And I love a good argument — sung, acted out with hats and a cane.
Would not life be oh-so-lovely if it were a cabaret, a musical? There are some setbacks to this scenario: being forced to listen to cheesy, bad or ridiculously long songs; costumes as clothes; yellow brick roads that lead to The Cheesecake Factory.
But what if you could pick and choose: cross the street if you don’t like what you hear, turn the corner if a note piques your interest, ignore the impulse to follow a yellow brick road? Poverty is exciting, even alluring, when pickpockets are involved.
How magical would this life be if, upon learning that your true love is utterly out-of-the-question, you could whimsically and earnestly sing, There’s a place for us, Somewhere a place for us … There’s a time for us, Some day a time for us … Yes, there might be a rise in gang population, but who doesn’t love a good dance-fight: When you’re a blood, you’re a blood all the way …
Then again, who wants to hear erstwhile South Carolina Gov. Mark Sanford sing, whilst giving a modern dance performance, This was a whole lot more than a simple affair, this was a love story / A forbidden one, a tragic one, but a love story at the end of the day?
It might be fun at first, but I’m sure it would get old fairly quickly. At the end of the day, listening to Sanford’s breakdance/rap, “I Will Try To Fall Back In Love With My Wife,” would be tedious and uncomfortable.
I kid, I kid: I would never tire of it.
I am having trouble getting over the fact that a straight, married man (redundant, I know) describes his extramarital affair as a love story, a family man who throughout his political career voted “no” on civil unions, “yes” to define marriage as “one man, one woman,” and “yes” to ban adoptions by gays in D.C.

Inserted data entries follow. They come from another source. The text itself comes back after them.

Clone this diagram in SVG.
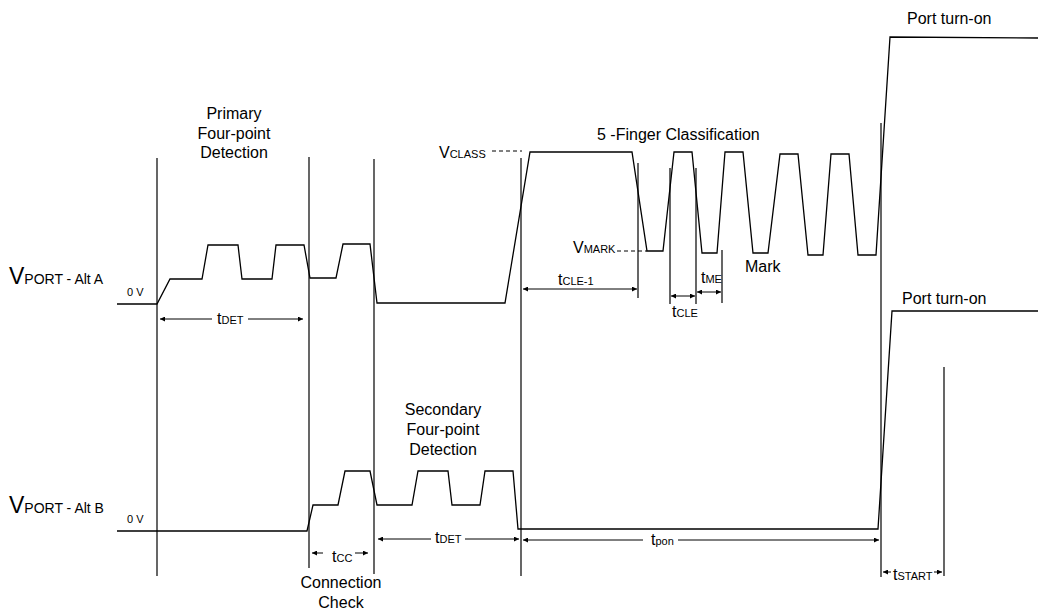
<svg xmlns="http://www.w3.org/2000/svg" width="1038" height="610" viewBox="0 0 1038 610">
<style>
  .w { fill: none; stroke: #000; stroke-width: 1.3; stroke-linejoin: miter; }
  .v { fill: none; stroke: #000; stroke-width: 1.2; }
  .d { fill: none; stroke: #000; stroke-width: 1; stroke-dasharray: 4 3; }
  .a { fill: none; stroke: #000; stroke-width: 1; }
  text { font-family: "Liberation Sans", Arial, sans-serif; fill: #000; }
  .lbl { font-size: 16px; }
  .t { font-size: 16px; }
  .s { font-size: 11px; }
  .zv { font-size: 11px; }
  .vp { font-size: 23px; }
  .vps { font-size: 14px; }
</style>
<defs>
  <marker id="ah" viewBox="0 0 10 10" refX="10" refY="5" markerWidth="7" markerHeight="5" markerUnits="userSpaceOnUse" orient="auto-start-reverse">
    <path d="M0,0 L10,5 L0,10 z" fill="#000"/>
  </marker>
</defs>

<g id="boundaries">
  <line class="v" x1="157" y1="158" x2="157" y2="576"/>
  <line class="v" x1="309" y1="157" x2="309" y2="568"/>
  <line class="v" x1="374" y1="159" x2="374" y2="574"/>
  <line class="v" x1="521" y1="158" x2="521" y2="576"/>
  <line class="v" x1="638" y1="163" x2="638" y2="298"/>
  <line class="v" x1="670" y1="168" x2="670" y2="304"/>
  <line class="v" x1="696" y1="168" x2="696" y2="304"/>
  <line class="v" x1="722" y1="250" x2="722" y2="303"/>
  <line class="v" x1="881" y1="123" x2="881" y2="577"/>
  <line class="v" x1="944" y1="367" x2="944" y2="576"/>
</g>

<g id="waveform-alt-a">
  <polyline class="w" points="117,304 157,304 170,279 202,279 208,245 238,245 242,279 272,279 276,245 304,245 310,278 336,278 343,244 370,244 377,303 505,303 530,152 632,152 647,251 663,251 674,152 692,152 702,253 717,253 725,152 743,152 753,253 768,253 780,154 798,154 808,255 823,255 831,154 849,154 858,255 876,255 890,37 1038,38"/>
</g>

<g id="waveform-alt-b">
  <polyline class="w" points="117,531 307,531 313,505 338,505 345,471 370,471 377,505 412,505 418,471 448,471 452,505 480,505 485,471 513,471 518,529 878,529 892,311 1038,311"/>
</g>

<g id="levels">
  <line class="d" x1="492" y1="151" x2="522" y2="151"/>
  <line class="d" x1="617" y1="251" x2="647" y2="251"/>
  <text x="439" y="158"><tspan class="t">V</tspan><tspan class="s">CLASS</tspan></text>
  <text x="573" y="253"><tspan class="t">V</tspan><tspan class="s">MARK</tspan></text>
</g>

<g id="connectors">
  <line class="a" x1="160" y1="319" x2="212" y2="319" marker-start="url(#ah)"/>
  <line class="a" x1="248" y1="319" x2="303" y2="319" marker-end="url(#ah)"/>
  <line class="a" x1="523" y1="289" x2="637" y2="289" marker-start="url(#ah)" marker-end="url(#ah)"/>
  <line class="a" x1="671" y1="296" x2="695" y2="296" marker-start="url(#ah)" marker-end="url(#ah)"/>
  <line class="a" x1="697" y1="292" x2="721" y2="292" marker-start="url(#ah)" marker-end="url(#ah)"/>
  <line class="a" x1="312" y1="553" x2="323" y2="553" marker-start="url(#ah)"/>
  <line class="a" x1="355" y1="553" x2="368" y2="553" marker-end="url(#ah)"/>
  <line class="a" x1="378" y1="539" x2="431" y2="539" marker-start="url(#ah)"/>
  <line class="a" x1="465" y1="539" x2="519" y2="539" marker-end="url(#ah)"/>
  <line class="a" x1="523" y1="540" x2="643" y2="540" marker-start="url(#ah)"/>
  <line class="a" x1="678" y1="540" x2="879" y2="540" marker-end="url(#ah)"/>
  <line class="a" x1="883" y1="572" x2="891" y2="572" marker-start="url(#ah)"/>
  <line class="a" x1="934" y1="572" x2="942" y2="572" marker-end="url(#ah)"/>
</g>

<g id="primary-detection">
  <text class="lbl" x="234" y="119" text-anchor="middle">Primary</text>
  <text class="lbl" x="234" y="139" text-anchor="middle">Four-point</text>
  <text class="lbl" x="234" y="158" text-anchor="middle">Detection</text>
</g>
<g id="secondary-detection">
  <text class="lbl" x="443" y="415" text-anchor="middle">Secondary</text>
  <text class="lbl" x="443" y="435" text-anchor="middle">Four-point</text>
  <text class="lbl" x="443" y="455" text-anchor="middle">Detection</text>
</g>
<g id="connection-check">
  <text class="lbl" x="341" y="588" text-anchor="middle">Connection</text>
  <text class="lbl" x="341" y="608" text-anchor="middle">Check</text>
</g>
<g id="classification">
  <text class="lbl" x="597" y="140">5 -Finger Classification</text>
  <text class="lbl" x="745" y="272">Mark</text>
</g>
<g id="port-turn-on">
  <text class="lbl" x="907" y="24">Port turn-on</text>
  <text class="lbl" x="902" y="304">Port turn-on</text>
</g>
<g id="axis-labels">
  <text x="9" y="284"><tspan class="vp">V</tspan><tspan class="vps">PORT - Alt A</tspan></text>
  <text x="9" y="513"><tspan class="vp">V</tspan><tspan class="vps">PORT - Alt B</tspan></text>
  <text class="zv" x="127" y="296">0 V</text>
  <text class="zv" x="127" y="523">0 V</text>
</g>
<g id="timing-labels">
  <text x="217" y="324"><tspan class="t">t</tspan><tspan class="s">DET</tspan></text>
  <text x="558" y="285"><tspan class="t">t</tspan><tspan class="s">CLE-1</tspan></text>
  <text x="672" y="317"><tspan class="t">t</tspan><tspan class="s">CLE</tspan></text>
  <text x="701" y="283"><tspan class="t">t</tspan><tspan class="s">ME</tspan></text>
  <text x="332" y="562"><tspan class="t">t</tspan><tspan class="s">CC</tspan></text>
  <text x="435" y="543"><tspan class="t">t</tspan><tspan class="s">DET</tspan></text>
  <text x="651" y="545"><tspan class="t">t</tspan><tspan class="s">pon</tspan></text>
  <text x="893" y="580"><tspan class="t">t</tspan><tspan class="s">START</tspan></text>
</g>
</svg>
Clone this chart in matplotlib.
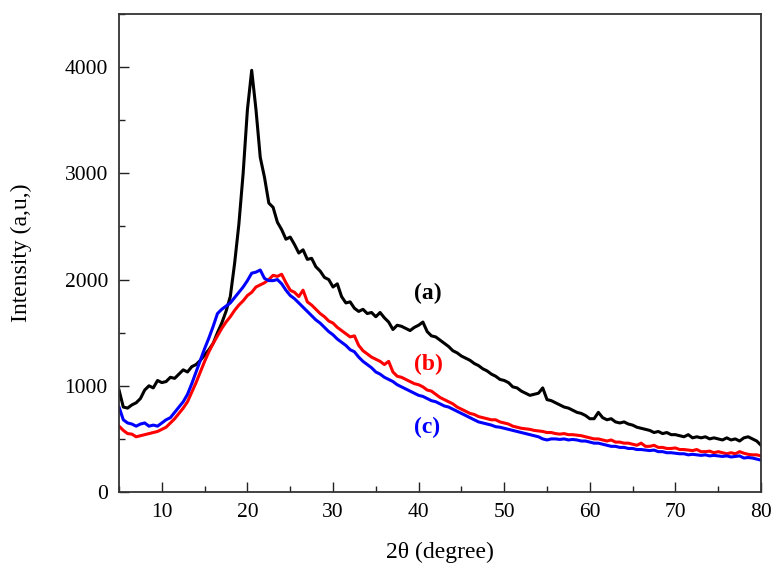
import numpy as np
import matplotlib
matplotlib.use("Agg")
import matplotlib.pyplot as plt
from matplotlib.ticker import MultipleLocator

# --- data (step 0.5 degree, 5 -> 80) ---
two_theta = np.arange(5.0, 80.01, 0.5)

intensity_a = [
    960, 800, 790, 820, 840, 880, 960, 1000, 980, 1050,
    1030, 1040, 1080, 1070, 1110, 1150, 1130, 1180, 1200, 1240,
    1290, 1340, 1400, 1500, 1590, 1700, 1840, 2150, 2520, 3000,
    3600, 3970, 3600, 3150, 2960, 2720, 2680, 2540, 2470, 2380,
    2400, 2330, 2250, 2280, 2190, 2200, 2120, 2080, 2020, 2000,
    1930, 1960, 1840, 1780, 1790, 1730, 1700, 1720, 1680, 1690,
    1650, 1690, 1640, 1600, 1530, 1570, 1560, 1540, 1520, 1550,
    1570, 1600, 1510, 1470, 1460, 1430, 1400, 1370, 1330, 1310,
    1280, 1260, 1240, 1210, 1190, 1160, 1140, 1110, 1090, 1060,
    1050, 1030, 990, 980, 950, 930, 910, 920, 930, 980,
    870, 860, 840, 820, 800, 790, 770, 750, 740, 720,
    690, 690, 750, 700, 680, 690, 660, 650, 660, 640,
    630, 610, 600, 590, 580, 560, 570, 550, 560, 540,
    540, 530, 520, 540, 510, 520, 510, 520, 500, 510,
    500, 490, 510, 490, 500, 480, 510, 520, 500, 480,
    440,
]

intensity_b = [
    620, 580, 550, 545, 520, 530, 540, 550, 560, 570,
    590, 610, 650, 690, 740, 790, 850, 940, 1030, 1130,
    1230, 1320, 1400, 1470, 1540, 1600, 1650, 1710, 1760, 1800,
    1850, 1880, 1930, 1950, 1970, 2000, 2040, 2030, 2050, 1970,
    1900, 1880, 1840, 1900, 1790, 1760, 1720, 1680, 1650, 1610,
    1590, 1550, 1520, 1490, 1460, 1470, 1380, 1330, 1300, 1270,
    1250, 1230, 1200, 1230, 1130, 1090, 1080, 1060, 1040, 1020,
    1010, 990, 960, 950, 920, 890, 870, 850, 830, 800,
    780, 760, 740, 730, 710, 700, 690, 680, 680, 660,
    650, 640, 620, 610, 600, 595, 590, 580, 575, 570,
    560, 560, 550, 545, 550, 540, 540, 535, 530, 520,
    510, 500, 500, 490, 480, 490, 470, 470, 460, 460,
    450, 440, 460, 430, 430, 440, 420, 420, 410, 410,
    415, 400, 400, 395, 390, 400, 380, 380, 385, 370,
    380, 370, 360, 370, 360, 380, 365, 355, 350, 350,
    340,
]

intensity_c = [
    800, 680, 650, 640, 620, 640, 650, 620, 630, 620,
    650, 680, 700, 750, 800, 850, 920, 1020, 1130, 1240,
    1350, 1450, 1560, 1680, 1720, 1750, 1780, 1830, 1880, 1930,
    1990, 2060, 2070, 2090, 2010, 1990, 1990, 2000, 1960, 1900,
    1850, 1820, 1780, 1740, 1700, 1660, 1620, 1590, 1550, 1510,
    1480, 1440, 1410, 1380, 1340, 1320, 1270, 1230, 1200, 1170,
    1130, 1110, 1080, 1060, 1040, 1010, 990, 970, 950, 930,
    910, 900, 880, 860, 850, 830, 810, 800, 780, 760,
    740, 720, 700, 680, 660, 650, 640, 630, 615, 610,
    600, 590, 580, 570, 560, 550, 540, 530, 520, 500,
    490, 500, 500, 495, 500, 490, 495, 490, 480, 480,
    470, 460, 460, 450, 440, 430, 430, 420, 420, 410,
    410, 400, 400, 395, 390, 395, 380, 380, 370, 370,
    365, 360, 360, 350, 355, 350, 345, 350, 340, 345,
    340, 335, 340, 330, 335, 340, 320, 325, 320, 310,
    300,
]

series_labels = ["(a)", "(b)", "(c)"]
series_colors = ["black", "red", "blue"]
label_pos = [(41.1, 1870), (41.1, 1205), (41.0, 612)]

plt.rcParams["font.family"] = ["Liberation Serif", "DejaVu Serif"]

fig = plt.figure(figsize=(7.81, 5.76), dpi=100)
ax = fig.add_axes([0.1524, 0.1458, 0.822, 0.8299])

for y, c in zip([intensity_a, intensity_b, intensity_c], series_colors):
    ax.plot(two_theta, y, color=c, lw=2.2)

for lab, c, (lx, ly) in zip(series_labels, series_colors, label_pos):
    ax.text(lx, ly, lab, color=c, fontsize=17, fontweight="bold",
            ha="center", va="center")

ax.set_xlim(5, 80)
ax.set_ylim(0, 4500)
ax.xaxis.set_major_locator(MultipleLocator(10))
ax.xaxis.set_minor_locator(MultipleLocator(5))
ax.yaxis.set_major_locator(MultipleLocator(1000))
ax.yaxis.set_minor_locator(MultipleLocator(500))
ax.tick_params(which="both", direction="in", top=False, right=False,
               labelsize=15.5, width=1.0, color="#222222")
ax.tick_params(which="major", length=7, pad=8)
ax.tick_params(which="minor", length=4)
for sp in ax.spines.values():
    sp.set_linewidth(1.3)
    sp.set_color("#333333")

ax.set_xlabel("2\u03b8 (degree)", fontsize=17)
ax.set_ylabel("Intensity (a,u,)", fontsize=17)
ax.xaxis.set_label_coords(0.5, -0.105)
ax.yaxis.set_label_coords(-0.135, 0.5)

fig.savefig("out.png", dpi=100)
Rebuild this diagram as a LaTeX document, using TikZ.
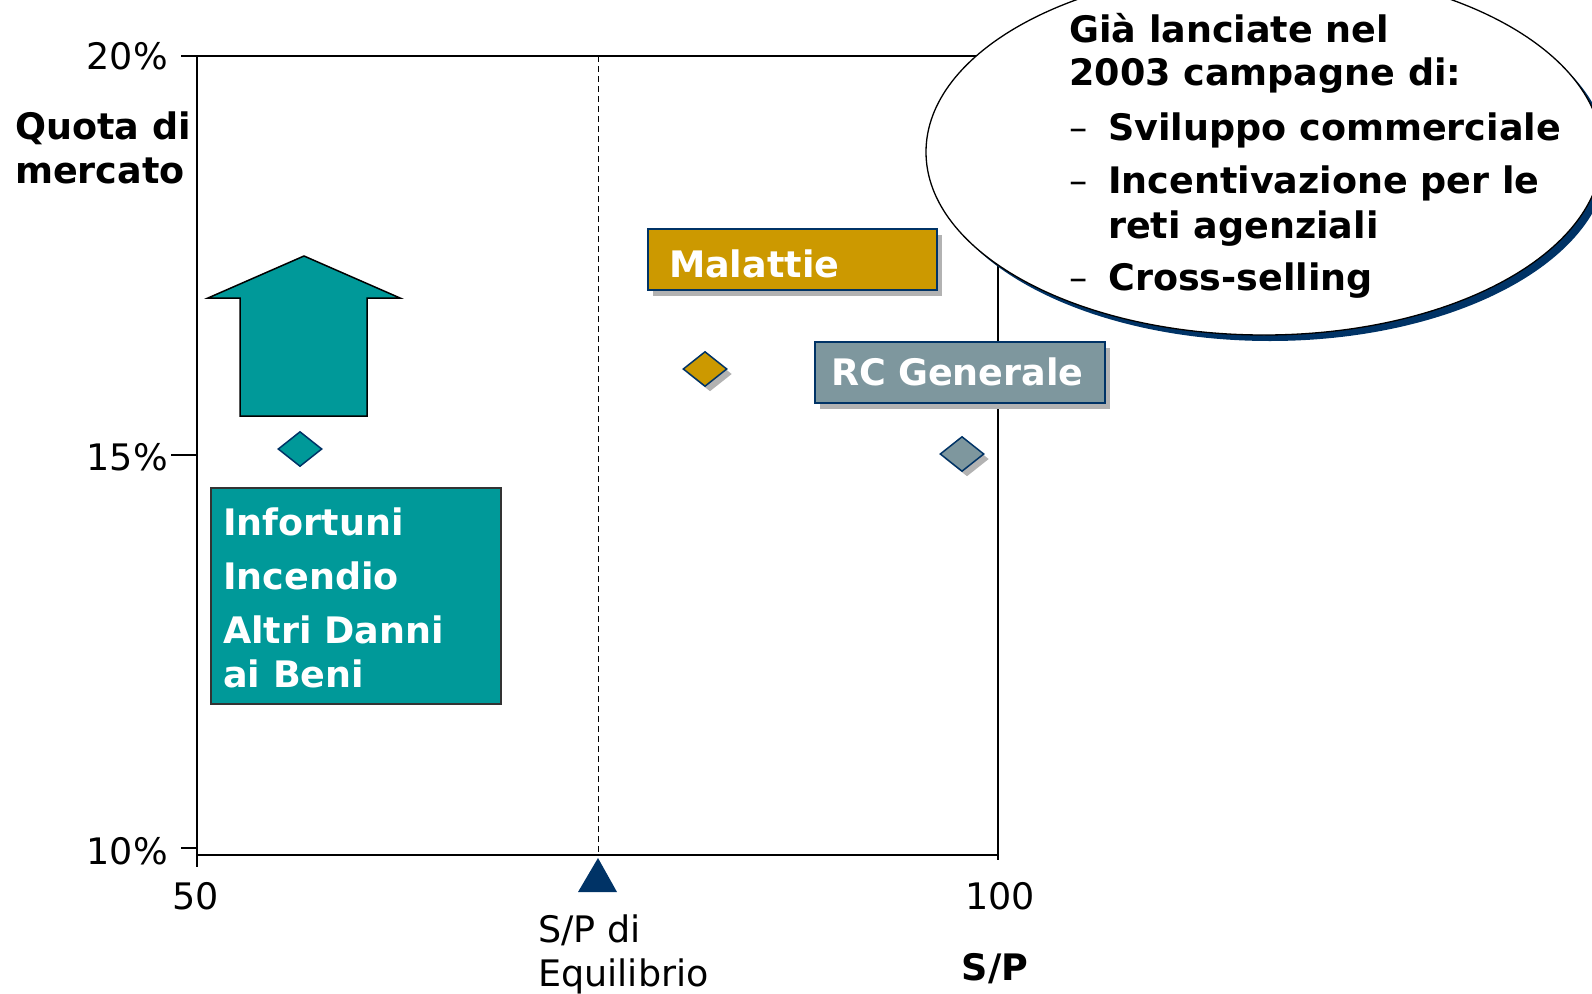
\documentclass[tikz,border=0pt]{standalone}
\usepackage{fontspec}
\setmainfont{DejaVu Sans}
\usetikzlibrary{shapes.geometric,shadows}

\definecolor{quotateal}{RGB}{0,153,153}
\definecolor{malgold}{RGB}{204,153,0}
\definecolor{rcgray}{RGB}{126,151,158}
\definecolor{navyblue}{RGB}{0,51,102}
\definecolor{shadowgray}{RGB}{178,178,178}

\begin{document}
\begin{tikzpicture}[x=1pt,y=-1pt,
  every node/.style={inner sep=0pt,font=\fontsize{36.5}{44}\selectfont},
  lbl/.style={anchor=base west,font=\fontsize{36.5}{44}\selectfont\bfseries},
  num/.style={anchor=base east},
  axis/.style={line width=1.8pt},
  area/.style={rectangle,draw=navyblue,line width=1.6pt,text=white,align=left,
    text depth=0pt,font=\fontsize{36.5}{44}\selectfont\bfseries},
  grayshadow/.style={drop shadow={shadow xshift=5pt,shadow yshift=-6pt,fill=shadowgray,opacity=1}},
  rombo/.style={diamond,draw=navyblue,line width=1.5pt,minimum width=44pt,minimum height=35pt}]

    \useasboundingbox (0,0) rectangle (1592,993);

    % The axes
    \draw[axis] (181,56) -- (998,56) -- (998,860);
    \draw[axis] (197,56) -- (197,867);
    \draw[axis] (197,855) -- (998,855);
    \draw[axis] (171,455) -- (197,455);
    \draw[axis] (181,848) -- (197,848);
    \draw[line width=1pt,dash pattern=on 6pt off 4pt] (598,56) -- (598,855);
    \fill[navyblue] (598,858) -- (617,892) -- (578,892) -- cycle;

    \node[num] at (168,69) (q20) {20\%};
    \node[num] at (168,470) (q15) {15\%};
    \node[num] at (168,864) (q10) {10\%};
    \node[anchor=base] at (196,909) (sp50) {50};
    \node[anchor=base] at (1000,909) (sp100) {100};
    \node[anchor=base west] at (538,942) (eq1) {S/P di};
    \node[anchor=base west] at (538,986) (eq2) {Equilibrio};
    \node[lbl,anchor=base] at (995,980) (spaxis) {S/P};
    \node[lbl] at (15,139) (quota1) {Quota di};
    \node[lbl] at (15,183) (quota2) {mercato};

    % Growth arrow
    \filldraw[fill=quotateal,draw=black,line width=1.5pt]
      (240,416) -- (240,298) -- (208,298) -- (304,256) -- (400,298)
      -- (367,298) -- (367,416) -- cycle;

    % Lines of business
    \node[rombo,fill=quotateal] at (300,449) (infd) {};
    \node[area,fill=quotateal,draw=black!80,minimum width=290pt,minimum height=216pt]
      at (356,596) (infbox) {};
    \node[lbl,text=white] at (223,535) (inf1) {Infortuni};
    \node[lbl,text=white] at (223,589) (inf2) {Incendio};
    \node[lbl,text=white] at (223,643) (inf3) {Altri Danni};
    \node[lbl,text=white] at (223,687) (inf4) {ai Beni};

    \node[area,grayshadow,fill=malgold,minimum width=289pt,minimum height=61pt,
      text width=247pt,text height=35pt] at (792.5,259.5) (malbox) {Malattie};
    \node[rombo,fill=malgold,drop shadow={shadow xshift=5pt,shadow yshift=-5pt,fill=shadowgray,opacity=1}]
      at (705,369) (mald) {};

    \node[area,grayshadow,fill=rcgray,minimum width=290pt,minimum height=61pt,
      text width=258pt,text height=25pt] at (960,372.5) (rcbox) {RC Generale};
    \node[rombo,fill=rcgray,drop shadow={shadow xshift=5pt,shadow yshift=-5pt,fill=shadowgray,opacity=1}]
      at (962,454) (rcd) {};

    % Campaign bubble
    \node[ellipse,draw=black,line width=1.3pt,fill=white,minimum width=676pt,minimum height=366pt,
      drop shadow={shadow xshift=6pt,shadow yshift=-6pt,fill=navyblue,opacity=1}]
      at (1264,152) (bubble) {};
    \node[lbl] at (1069,42) (camp1) {Già lanciate nel};
    \node[lbl] at (1069,85) (camp2) {2003 campagne di:};
    \node[anchor=base west] at (1069,140) (dash1) {–};
    \node[lbl] at (1108,140) (camp3) {Sviluppo commerciale};
    \node[anchor=base west] at (1069,193) (dash2) {–};
    \node[lbl] at (1108,193) (camp4) {Incentivazione per le};
    \node[lbl] at (1108,238) (camp5) {reti agenziali};
    \node[anchor=base west] at (1069,290) (dash3) {–};
    \node[lbl] at (1108,290) (camp6) {Cross-selling};

\end{tikzpicture}
\end{document}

Sanford also voted to impeach former President Clinton for, among other things, his lack of “moral legitimacy” (re: Oval Office hummer).
Sanford, however, managed to surpass Clinton in terms of moral legitimacy deficiency: He lied about his whereabouts to his staff, going to Argentina, not the Appalachian Trail, because he wanted to do something “exotic” to unwind after losing his fight over federal stimulus money.
Meanwhile, South Carolina’s jobless rate is at a record high.
(I would be remiss if I didn’t mention that my issue with Sanford is not that he had an affair, just as I didn’t care Clinton had one. Those are private transgressions, with painful consequences that do not affect me.)
Speaking of musicals, who wants to watch Perez Hilton, wearing Miss America’s tiara and sash, sing the beautiful agony of regret in his heart-wrenching performance of “Sorry About Faggot”?
Hilton, the blogger who lambasted Miss California for opposing gay marriage, tweeted of his alleged assault by Will.i.am (Black Eyed Peas) and a security guard the early morning of June 22. (This begs the question: Why use Twitter when you have a phone?)
Hilton called Will.i.am a “faggot” and a “thug.”
I don’t know much about Hilton, but I have always admired people who have the courage to be unpopular in lieu of being silent. I’m glad a relevant question was finally posed in the Miss America pageant.
On his website, Hilton’s “apology” begins with: “From the heart: ‘Words can hurt’ …” I wouldn’t have questioned his sincerity had he not stated their origin, had he not then bracketed them in quotation marks.
His explanation for using the slur “faggot” is: “I wanted to hurt him [Will.i.am] with the word I chose …”
Unacceptable. I will now promenade to, “Where Do I Begin?”
Hilton says nothing about his use of “thug” and its consequences; he doesn’t apologize for this racist slur.
“Is He Really So Thick As To Not Realize His Hypocrisy or Does He Just Not Care?” is the newest Sanford-Hilton musical.